Doch auch, wenn die Einspeisevergütung zusammengestrichen wird, hat der fürstliche Sonnenpark vielleicht noch eine Chance. Entscheidend ist nämlich, ab welchem Zeitpunkt der Vertrauensschutz gilt – und darüber gehen die Ansichten zwischen Fürstenhaus und staatlichen Stellen auseinander. Bislang ist der 31. Dezember 2009 als Stichtag vorgesehen. Wurde bis dahin ein Bebauungsplan beschlossen, gibt es die bisherigen Einspeisevergütungen.

Weil das beim fürstlichen Projekt nicht der Fall ist, argumentiert das Adelshaus mit Spitzfindigkeiten: „Nach unserer Rechtsauffassung entscheidet nicht das Datum der Verabschiedung des Bebauungsplans, sondern das des Aufstellungsbeschlusses, einen solchen Bebauungsplan in Angriff zu nehmen“, diktierte Stehl kürzlich einem Branchenmagazin. Den Aufstellungsbeschluss fällte die Stadt Straubing im Oktober 2009, Albert wäre aus dem Schneider.

Versilberte Felder

Mehr als eine Viertelmillion Euro hat das Fürstenhaus nach Stehls Angaben schon in das Projekt investiert – für Architekten, Planungsbüros und -verfahren: „Ich gehe davon aus, dass der Gesetzgeber die Diskrepanz sieht zwischen dem, was gesetzlich als Vertrauensschutz verankert ist, und dem, was er jetzt vorhat.“

Bedroht wird Alberts Aufstieg vom Waldfürsten zum Sonnenkönig aber nicht nur durch Berlin – auch in der unmittelbaren Nachbarschaft sind nicht alle mit den Plänen einverstanden. Denn auf dem Gelände des Solarparks könnten theoretisch auch 5000 Einfamilienhäuser gebaut werden, wie Barbara Unger, Bürgermeisterin der Nachbargemeinde Feldkirchen, vorrechnet. Bis auf 700 Meter würde der fürstliche Solarpark an Feldkirchen herankriechen. „Wer hier wohnt, sieht bald nur noch ein riesiges silbernes Meer“, mosert die CSU-Politikerin.

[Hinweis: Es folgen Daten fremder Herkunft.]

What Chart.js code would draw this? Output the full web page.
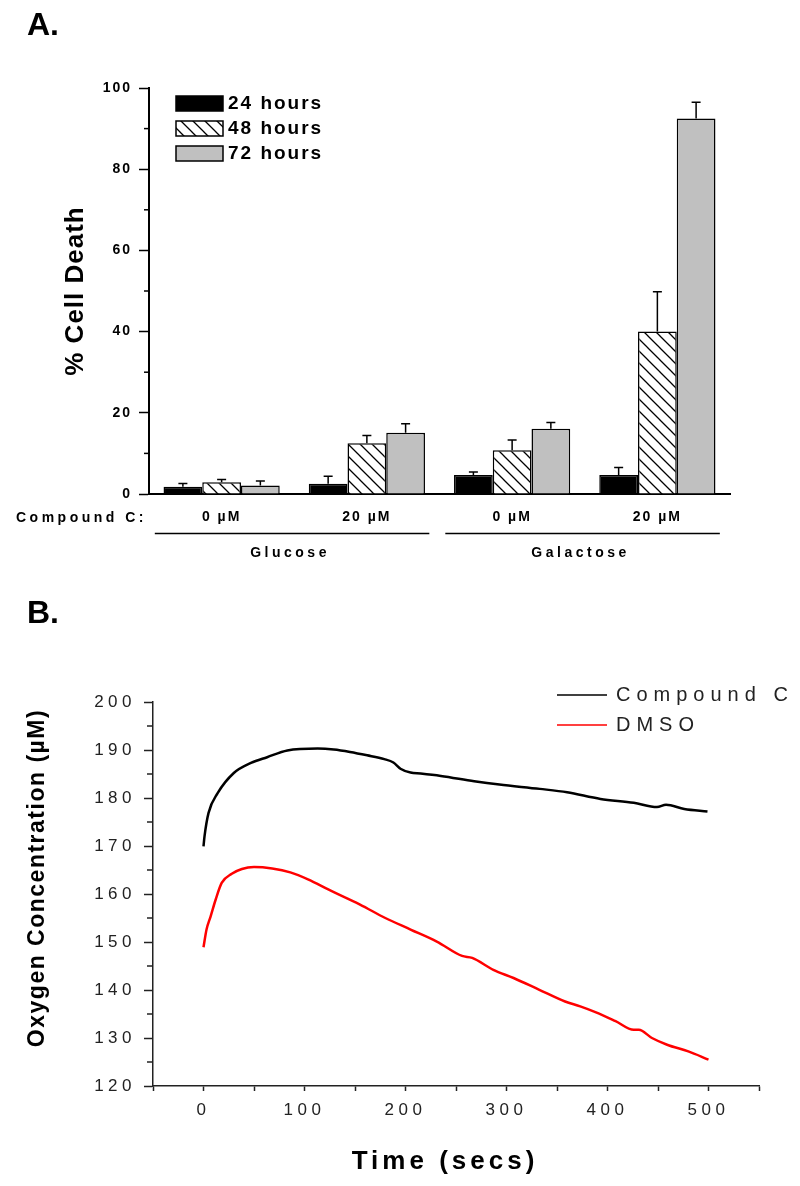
<!DOCTYPE html>
<html>
<head>
<meta charset="utf-8">
<script src="https://cdn.jsdelivr.net/npm/chart.js@4.4.1/dist/chart.umd.min.js"></script>
<style>
  html, body { margin: 0; padding: 0; background: #fff; }
  #wrap { position: relative; width: 800px; height: 1186px; background: #fff; }
  canvas { position: absolute; left: 0; }
  #chartA { top: 0; }
  #chartB { top: 580px; }
</style>
</head>
<body>
<div id="wrap">
  <canvas id="chartA" width="800" height="580"></canvas>
  <canvas id="chartB" width="800" height="606"></canvas>
</div>
<script>
// ---- Panel A data ----
const categories = ['0 \u00b5M', '20 \u00b5M', '0 \u00b5M', '20 \u00b5M'];
const groupNames = ['Glucose', 'Galactose'];
const groupMembers = [[0, 1], [2, 3]];
const hours24 = [1.8, 2.5, 4.7, 4.7];
const err24 = [0.8, 1.9, 0.7, 1.8];
const hours48 = [2.9, 12.5, 10.8, 40.0];
const err48 = [0.7, 1.9, 2.5, 9.8];
const hours72 = [2.1, 15.1, 16.1, 92.5];
const err72 = [1.1, 2.2, 1.5, 4.0];
const cellTicks = [0, 20, 40, 60, 80, 100];

// ---- Panel B data ----
const compTime = [0, 1, 5, 14, 30, 47, 63, 83, 113, 129, 145, 162, 179, 188, 195, 205, 215, 235, 268, 293, 333, 360, 393, 426, 449, 458, 476, 499];
const compO2 = [169.9, 172.0, 176.9, 181.0, 185.2, 187.3, 188.5, 189.9, 190.3, 190.1, 189.6, 188.9, 188.1, 187.4, 186.1, 185.3, 185.1, 184.6, 183.5, 182.8, 181.9, 181.2, 179.8, 179.0, 178.1, 178.6, 177.7, 177.2];
const dmsoTime = [0, 3, 7, 12, 18, 28, 38, 50, 68, 86, 104, 124, 155, 180, 205, 231, 256, 266, 287, 307, 332, 358, 373, 388, 408, 426, 431, 444, 459, 480, 500];
const dmsoO2 = [148.9, 152.6, 155.3, 158.8, 162.3, 164.2, 165.2, 165.6, 165.3, 164.5, 163.0, 160.9, 157.8, 155.0, 152.6, 150.1, 147.1, 146.7, 144.2, 142.5, 140.1, 137.6, 136.6, 135.4, 133.5, 131.7, 131.7, 130.0, 128.6, 127.2, 125.5];

const FONT = "'Liberation Sans', Arial, sans-serif";

// hatch pattern for the 48 hour bars
function makeHatch() {
  const c = document.createElement('canvas');
  c.width = 12; c.height = 12;
  const g = c.getContext('2d');
  g.fillStyle = '#fff';
  g.fillRect(0, 0, 12, 12);
  g.strokeStyle = '#000';
  g.lineWidth = 1.3;
  g.beginPath();
  for (let k = -1; k <= 1; k++) {
    g.moveTo(-2, -2 + 12 * k);
    g.lineTo(14, 14 + 12 * k);
  }
  g.stroke();
  return document.getElementById('chartA').getContext('2d').createPattern(c, 'repeat');
}

function drawText(ctx, str, x, y, opt) {
  ctx.save();
  ctx.font = opt.font;
  ctx.letterSpacing = opt.spacing || '0px';
  ctx.fillStyle = opt.color || '#000';
  ctx.textAlign = opt.align || 'left';
  ctx.textBaseline = opt.baseline || 'middle';
  ctx.translate(x, y);
  if (opt.rotate) ctx.rotate(opt.rotate);
  ctx.fillText(str, 0, 0);
  ctx.restore();
}

// letter spacing for the library's own tick labels
const spacing = {
  id: 'spacing',
  beforeDraw(chart, args, opts) {
    chart.ctx.letterSpacing = opts.value || '0px';
  }
};

// minor tick marks between labelled ticks
const minorTicks = {
  id: 'minorTicks',
  afterDraw(chart, args, opts) {
    const ctx = chart.ctx;
    (opts.axes || []).forEach(a => {
      const s = chart.scales[a.id];
      ctx.save();
      ctx.strokeStyle = a.color;
      ctx.lineWidth = a.width;
      for (let v = s.min; v <= s.max + 1e-9; v += a.step) {
        if (Math.abs(v % a.skip) < 1e-9) continue;
        const p = s.getPixelForValue(v);
        ctx.beginPath();
        ctx.moveTo(s.right - a.length, p);
        ctx.lineTo(s.right, p);
        ctx.stroke();
      }
      ctx.restore();
    });
  }
};

// upper error bars
const errorBars = {
  id: 'errorBars',
  afterDatasetsDraw(chart) {
    const ctx = chart.ctx;
    const y = chart.scales.y;
    ctx.save();
    ctx.strokeStyle = '#000';
    ctx.lineWidth = 1.5;
    chart.data.datasets.forEach((ds, i) => {
      const meta = chart.getDatasetMeta(i);
      meta.data.forEach((bar, j) => {
        const top = y.getPixelForValue(ds.data[j] + ds.errors[j]);
        ctx.beginPath();
        ctx.moveTo(bar.x, bar.y);
        ctx.lineTo(bar.x, top);
        ctx.moveTo(bar.x - 4.5, top);
        ctx.lineTo(bar.x + 4.5, top);
        ctx.stroke();
      });
    });
    ctx.restore();
  }
};

// panel A extras: legend, titles, group labels
const panelA = {
  id: 'panelA',
  afterDraw(chart) {
    const ctx = chart.ctx;
    const area = chart.chartArea;
    const x = chart.scales.x;
    drawText(ctx, 'A.', 27, 35, { font: 'bold 32px ' + FONT, baseline: 'alphabetic' });
    drawText(ctx, '% Cell Death', 76, (area.top + area.bottom) / 2,
      { font: 'bold 26px ' + FONT, align: 'center', rotate: -Math.PI / 2, spacing: '1px' });

    // legend
    chart.data.datasets.forEach((ds, i) => {
      const lx = area.left + 27, ly = area.top + 8 + i * 25;
      ctx.save();
      ctx.fillStyle = ds.backgroundColor;
      ctx.fillRect(lx, ly, 47, 15);
      ctx.strokeStyle = '#000';
      ctx.lineWidth = 1.5;
      ctx.strokeRect(lx, ly, 47, 15);
      ctx.restore();
      drawText(ctx, ds.label, lx + 52, ly + 8, { font: 'bold 19px ' + FONT, spacing: '2px' });
    });

    drawText(ctx, 'Compound C:', area.left - 2, area.bottom + 24,
      { font: 'bold 14px ' + FONT, align: 'right', spacing: '3.5px' });

    const catW = (x.right - x.left) / categories.length;
    groupNames.forEach((name, g) => {
      const m = groupMembers[g];
      const x1 = x.getPixelForValue(m[0]) - 0.46 * catW;
      const x2 = x.getPixelForValue(m[m.length - 1]) + 0.43 * catW;
      const ly = area.bottom + 39.5;
      ctx.save();
      ctx.strokeStyle = '#000';
      ctx.lineWidth = 1.5;
      ctx.beginPath();
      ctx.moveTo(x1, ly);
      ctx.lineTo(x2, ly);
      ctx.stroke();
      ctx.restore();
      drawText(ctx, name, (x1 + x2) / 2 - 2, area.bottom + 59,
        { font: 'bold 14px ' + FONT, align: 'center', spacing: '3.5px' });
    });
  }
};

// panel B extras: legend and titles
const panelB = {
  id: 'panelB',
  afterDraw(chart) {
    const ctx = chart.ctx;
    const area = chart.chartArea;
    drawText(ctx, 'B.', 27, 43, { font: 'bold 32px ' + FONT, baseline: 'alphabetic' });
    drawText(ctx, 'Oxygen Concentration (\u00b5M)', 38, (area.top + area.bottom) / 2 - 16,
      { font: 'bold 23px ' + FONT, align: 'center', rotate: -Math.PI / 2, spacing: '1.5px' });
    drawText(ctx, 'Time (secs)', (area.left + area.right) / 2 - 11, area.bottom + 76,
      { font: 'bold 26px ' + FONT, align: 'center', spacing: '4px' });

    chart.data.datasets.forEach((ds, i) => {
      const lx = area.right - 202, ly = area.top - 7 + i * 30;
      ctx.save();
      ctx.strokeStyle = ds.borderColor;
      ctx.lineWidth = 1.5;
      ctx.beginPath();
      ctx.moveTo(lx, ly);
      ctx.lineTo(lx + 50, ly);
      ctx.stroke();
      ctx.restore();
      drawText(ctx, ds.label, lx + 59, ly, { font: '20px ' + FONT, spacing: '6px', color: '#222' });
    });
  }
};

const hatch = makeHatch();

new Chart(document.getElementById('chartA'), {
  type: 'bar',
  data: {
    labels: categories,
    datasets: [
      { label: '24 hours', data: hours24, errors: err24, backgroundColor: '#000' },
      { label: '48 hours', data: hours48, errors: err48, backgroundColor: hatch },
      { label: '72 hours', data: hours72, errors: err72, backgroundColor: '#c0c0c0' }
    ].map(d => Object.assign(d, {
      borderColor: '#000', borderWidth: 1.5, categoryPercentage: 0.8, barPercentage: 1.0
    }))
  },
  options: {
    responsive: false,
    animation: false,
    layout: { padding: { top: 88, right: 70, bottom: 26, left: 0 } },
    plugins: {
      legend: { display: false },
      tooltip: { enabled: false },
      spacing: { value: '2px' },
      minorTicks: { axes: [{ id: 'y', step: 10, skip: 20, length: 5, width: 1.5, color: '#000' }] }
    },
    scales: {
      x: {
        offset: true,
        grid: { display: false, drawTicks: false },
        border: { display: true, color: '#000', width: 2 },
        ticks: { color: '#000', font: { family: FONT, size: 14, weight: 'bold' }, padding: 15, maxRotation: 0, autoSkip: false },
        afterFit(s) { s.height = 60; }
      },
      y: {
        min: cellTicks[0],
        max: cellTicks[cellTicks.length - 1],
        afterBuildTicks(s) { s.ticks = cellTicks.map(v => ({ value: v })); },
        grid: { drawOnChartArea: false, drawTicks: true, tickLength: 10, tickWidth: 1.5, tickColor: '#000' },
        border: { color: '#000', width: 2 },
        ticks: { color: '#000', font: { family: FONT, size: 14, weight: 'bold' }, padding: 7 },
        afterFit(s) { s.width = 149; }
      }
    }
  },
  plugins: [spacing, minorTicks, errorBars, panelA]
});

new Chart(document.getElementById('chartB'), {
  type: 'line',
  data: {
    datasets: [
      { label: 'Compound C', data: compTime.map((t, i) => ({ x: t, y: compO2[i] })), borderColor: '#000' },
      { label: 'DMSO', data: dmsoTime.map((t, i) => ({ x: t, y: dmsoO2[i] })), borderColor: '#ff0000' }
    ].map(d => Object.assign(d, {
      borderWidth: 2.5, pointRadius: 0, fill: false, cubicInterpolationMode: 'monotone'
    }))
  },
  options: {
    responsive: false,
    animation: false,
    layout: { padding: { top: 122, right: 41, bottom: 40, left: 0 } },
    plugins: {
      legend: { display: false },
      tooltip: { enabled: false },
      spacing: { value: '4.5px' },
      minorTicks: { axes: [{ id: 'y', step: 5, skip: 10, length: 6, width: 1.5, color: '#222' }] }
    },
    scales: {
      x: {
        type: 'linear',
        min: -50,
        max: 550,
        grid: { drawOnChartArea: false, drawTicks: true, tickLength: 5, tickWidth: 1.5, tickColor: '#222' },
        border: { color: '#222', width: 1.5 },
        ticks: {
          stepSize: 50, autoSkip: false, maxRotation: 0, padding: 9, color: '#222',
          font: { family: FONT, size: 17 },
          callback: v => (v % 100 === 0 && v >= 0 && v <= 500) ? v : ''
        },
        afterFit(s) { s.height = 60; }
      },
      y: {
        min: 120,
        max: 200,
        grid: { drawOnChartArea: false, drawTicks: true, tickLength: 9, tickWidth: 1.5, tickColor: '#222' },
        border: { color: '#222', width: 1.5 },
        ticks: { stepSize: 10, padding: 8, color: '#222', font: { family: FONT, size: 17 } },
        afterFit(s) { s.width = 153; }
      }
    }
  },
  plugins: [spacing, minorTicks, panelB]
});
</script>
</body>
</html>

Roman Preis, Stadtkämmerer der Stadt Straubing, sieht eher ein versilbertes Feld. Denn von den 18 Millionen Euro, die der Stromverkauf pro Jahr in die Adelskassen spülen soll, würde auch die Stadt profitieren: Sitz der Betreibergesellschaft ist Straubing, Preis rechnet mit einem zusätzlichen Gewerbesteueraufkommen von 17 bis 20 Millionen Euro, verteilt auf 20 Jahre.

Spätestens bis Juni wollen Albert und Thurn & Taxis-Verwalter Stehl alle Genehmigungen für die Anlage beisammen haben. Dann ist Berlin am Zug.

Schlimmstenfalls müssten Fürst Albert und sein Verwalter noch einmal neu rechnen: Sollte die Einspeisevergütung für Solarstrom vom Acker tatsächlich gestrichen werden, bliebe als Plan B noch die Einspeisevergütung für Strom aus Solaranlagen vom Dach. Noch sind das bis zu 39 Cent pro Kilowattstunde. Platz genug für eine solche Anlage wäre vorhanden: auf den Dächern von Schloss Emmeram mit seinen vier Flügeln, der Basilika, der Gruftkapelle, dem Erbprinzenpalais und dem Kreuzgang.